Medium-risk portfolios: Alternatives exposure calms investors’ nerves
Another strong quarter for risk assets has some investors nervous, as medium-risk portfolios look for diversification through increasing exposure to alternatives
TMPI data shows allocation to alternatives has risen in medium-risk portfolios during the past three years. While not a wholesale change, or one that has happened at any great speed, the move from an average 7% in June 2013 to 10% this year is nevertheless an important one, with a trimming down in equities and fixed income.
With hindsight, investors may have been better off sticking with risk assets in Q2, instead of absolute return funds, many of which struggled. Still, private client managers report having been busy in this area. Waverton Investment Management, for example, has been increasingly focusing on lower-risk market-neutral plays, including funds from Jupiter and Phileas Asset Management.
“We have been loosening up on equity long/short and global macro funds, which have demonstrated too much volatility of late,” says Waverton director John Bellamy.
“We sold out of Standard Life Gars, having become concerned about its size and ability to replicate all of the defensive trades they used to be able to do.”
For James Spence, managing partner at Cerno Capital, there is “nothing magical” about alternatives. He says: “They too have experienced valuation compression, especially in areas that generate reliable yield. We prefer skill-based strategies and are invested in two equity long/short managers.
“In the past three years we have taken global macro positions to zero as we are less convinced they can produce consistent returns in the current environment.”

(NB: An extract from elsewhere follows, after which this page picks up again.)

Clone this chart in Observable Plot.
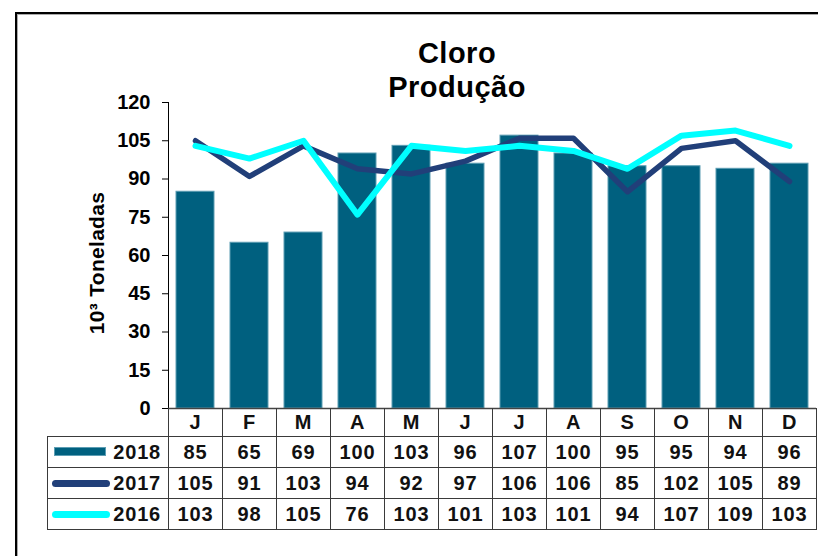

Cerno’s net equity exposure increased slightly during the quarter as the team recycled some cash back into the asset class.
Spence explains two of the firm’s targeted country positions: “The first is Japan, where we have been involved since 2011, even before Abenomics came into being. It began as a value proposition but we are witnessing an improving corporate profit cycle where companies are focusing on shareholder returns.
“The other is India. Its large economy and relatively young population is better positioned for growth and offers a different return profile from other emerging markets.”
Capital Generation Partners has also been active in its equity positioning. While at a sector level preferring defensive and cyclical stocks, the firm has been moving more towards the value factor.
“One area of value we see in equities is the relative cheapness of volatility,” says partner Ian Barnard. “We have used options, both calls and puts spreads, to enhance equity returns. Out-of-the-money calls is an attractive supplement to owning cash equities.”
The maturity of the current bull market is a concern for private client investors, which may explain why they have been more open to diversifying portfolios with alternatives.
For Spence, the problem with markets is less one of the binary question of bull or bear but more to do with expected returns.
“These have fallen as valuations have risen,” he says. “Core government bonds have the hallmark of a bubble, and equities, especially the desirable quality names, are now becoming expensive.”
One asset class Cerno is currently using is US Treasury Inflation Protected Securities (Tips), the largest single allocation to its medium-risk portfolio at 28%.
Spence says: “Future changes in expected inflation are likely to upset the nominal bond market and, at a certain point, the equity market. Tips offer a useful staging post during this phase.”